• _GOAL_
Repeat, exactly and only, the lines from the beginning of the data through the line with "from matplotlib.lines import Line2D". Pictures are left out.

• _PROVIDED DATA_

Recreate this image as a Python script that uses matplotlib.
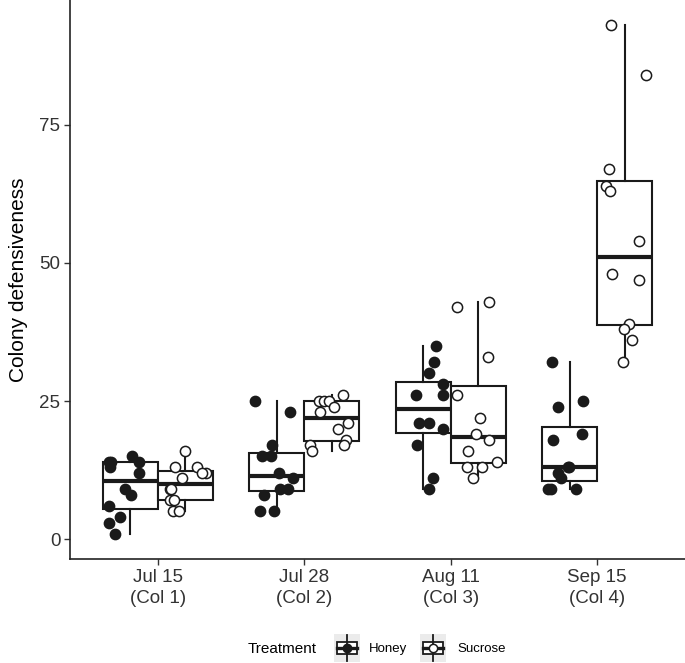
import matplotlib
matplotlib.use("Agg")
import matplotlib.pyplot as plt
from matplotlib.patches import Rectangle
from matplotlib.lines import Line2D

plt.rcParams['font.family'] = ['Liberation Sans', 'DejaVu Sans']

# ---- data ----
date_labels = ["Jul 15\n(Col 1)", "Jul 28\n(Col 2)", "Aug 11\n(Col 3)", "Sep 15\n(Col 4)"]
treatments = ["Honey", "Sucrose"]

honey_jul15 = [15, 14, 14, 14, 13, 12, 9, 8, 6, 4, 3, 1]
honey_jul28 = [25, 23, 17, 15, 15, 12, 11, 9, 9, 8, 5, 5]
honey_aug11 = [35, 32, 30, 28, 26, 26, 21, 21, 20, 17, 11, 9]
honey_sep15 = [32, 25, 24, 19, 18, 13, 13, 12, 11, 9, 9, 9]

sucrose_jul15 = [16, 13, 13, 12, 12, 11, 9, 9, 7, 7, 5, 5]
sucrose_jul28 = [26, 25, 25, 25, 24, 23, 21, 20, 18, 17, 17, 16]
sucrose_aug11 = [43, 42, 33, 26, 22, 19, 18, 16, 14, 13, 13, 11]
sucrose_sep15 = [93, 84, 67, 64, 63, 54, 48, 47, 39, 38, 36, 32]

# horizontal jitter (category units)
honey_jul15_jit = [0.01, -0.148, 0.062, -0.13, -0.136, 0.058, -0.034, 0.005, -0.143, -0.07, -0.148, -0.104]
honey_jul28_jit = [-0.15, 0.092, -0.034, -0.102, -0.04, 0.016, 0.108, 0.023, 0.074, -0.086, -0.114, -0.022]
honey_aug11_jit = [0.087, 0.075, 0.041, 0.133, -0.05, 0.133, -0.027, 0.041, 0.133, -0.045, 0.068, 0.041]
honey_sep15_jit = [-0.122, 0.09, -0.081, 0.087, -0.116, -0.013, -0.005, -0.077, -0.059, -0.146, -0.13, 0.042]

sucrose_jul15_jit = [-0.005, -0.073, 0.079, 0.144, 0.112, -0.02, -0.107, -0.1, -0.107, -0.08, -0.085, -0.044]
sucrose_jul28_jit = [0.075, -0.085, -0.05, -0.02, 0.018, -0.078, 0.109, 0.041, 0.098, 0.086, -0.146, -0.135]
sucrose_aug11_jit = [0.077, -0.146, 0.07, -0.142, 0.013, -0.014, 0.077, -0.067, 0.127, -0.078, 0.025, -0.037]
sucrose_sep15_jit = [-0.094, 0.146, -0.105, -0.128, -0.098, 0.1, -0.087, 0.1, 0.031, -0.003, 0.05, -0.014]

honey = [honey_jul15, honey_jul28, honey_aug11, honey_sep15]
sucrose = [sucrose_jul15, sucrose_jul28, sucrose_aug11, sucrose_sep15]
honey_jit = [honey_jul15_jit, honey_jul28_jit, honey_aug11_jit, honey_sep15_jit]
sucrose_jit = [sucrose_jul15_jit, sucrose_jul28_jit, sucrose_aug11_jit, sucrose_sep15_jit]

yticks = [0, 25, 50, 75]

# ---- figure ----
W, H = 685, 663
fig = plt.figure(figsize=(W / 100, H / 100), dpi=100)
ax = fig.add_axes([70 / W, 1 - 559 / H, (685 - 70) / W, 559 / H])

dodge = 0.1875
bw = 0.375
line_c = "#1a1a1a"
cats = list(range(1, len(date_labels) + 1))

for data, jits, off, face in [(honey, honey_jit, -dodge, "#1a1a1a"), (sucrose, sucrose_jit, dodge, "white")]:
    pos = [c + off for c in cats]
    ax.boxplot(data, positions=pos, widths=bw, showfliers=False, showcaps=False,
               patch_artist=True, whis=1.5, manage_ticks=False,
               boxprops=dict(facecolor="white", edgecolor=line_c, linewidth=1.5),
               medianprops=dict(color=line_c, linewidth=3.0, solid_capstyle="butt"),
               whiskerprops=dict(color=line_c, linewidth=1.5),
               zorder=2)
    for p, vals, jj in zip(pos, data, jits):
        ax.scatter([p + j for j in jj], vals, s=54, facecolor=face, edgecolor="#1a1a1a",
                   linewidth=1.1, zorder=3, clip_on=False)

ax.set_xlim(0.4, 4.6)
ax.set_ylim(-3.6, 97.6)
ax.set_xticks(cats)
ax.set_xticklabels(date_labels, fontsize=13.5, color="#333333", linespacing=1.3)
ax.set_yticks(yticks)
ax.set_yticklabels([str(t) for t in yticks], fontsize=13.5, color="#333333")
ax.tick_params(axis="both", length=4, width=1.0, color="#333333", pad=3)
for s in ["top", "right"]:
    ax.spines[s].set_visible(False)
for s in ["left", "bottom"]:
    ax.spines[s].set_linewidth(1.2)
    ax.spines[s].set_color("#222222")
ax.set_ylabel("Colony defensiveness", fontsize=15, color="black", labelpad=8)

# ---- legend (manual, bottom) ----
def px(x, y):
    return x / W, 1 - y / H

fig.text(*px(248, 649), "Treatment", fontsize=11, va="center", ha="left")
for kx, lab, tx, face in [(334, "Honey", 369, "#1a1a1a"), (420, "Sucrose", 457, "white")]:
    kax = fig.add_axes([kx / W, 1 - 662 / H, 26 / W, 28 / H])
    kax.set_xlim(0, 1)
    kax.set_ylim(0, 1)
    kax.axis("off")
    kax.add_patch(Rectangle((0, 0), 1, 1, facecolor="#EBEBEB", edgecolor="none"))
    kax.add_line(Line2D([0.5, 0.5], [0.05, 0.95], color=line_c, lw=1.3))
    kax.add_patch(Rectangle((0.12, 0.27), 0.76, 0.46, facecolor="white", edgecolor=line_c, lw=1.3))
    kax.add_line(Line2D([0.12, 0.88], [0.5, 0.5], color=line_c, lw=2.4))
    kax.scatter([0.5], [0.5], s=36, facecolor=face, edgecolor="#1a1a1a", linewidth=1.1, zorder=3)
    fig.text(*px(tx, 649), lab, fontsize=9.5, va="center", ha="left")

fig.savefig("out.png", dpi=100)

• _TASK RESULT_
Recreate this image as a Python script that uses matplotlib.
import matplotlib
matplotlib.use("Agg")
import matplotlib.pyplot as plt
from matplotlib.patches import Rectangle
from matplotlib.lines import Line2D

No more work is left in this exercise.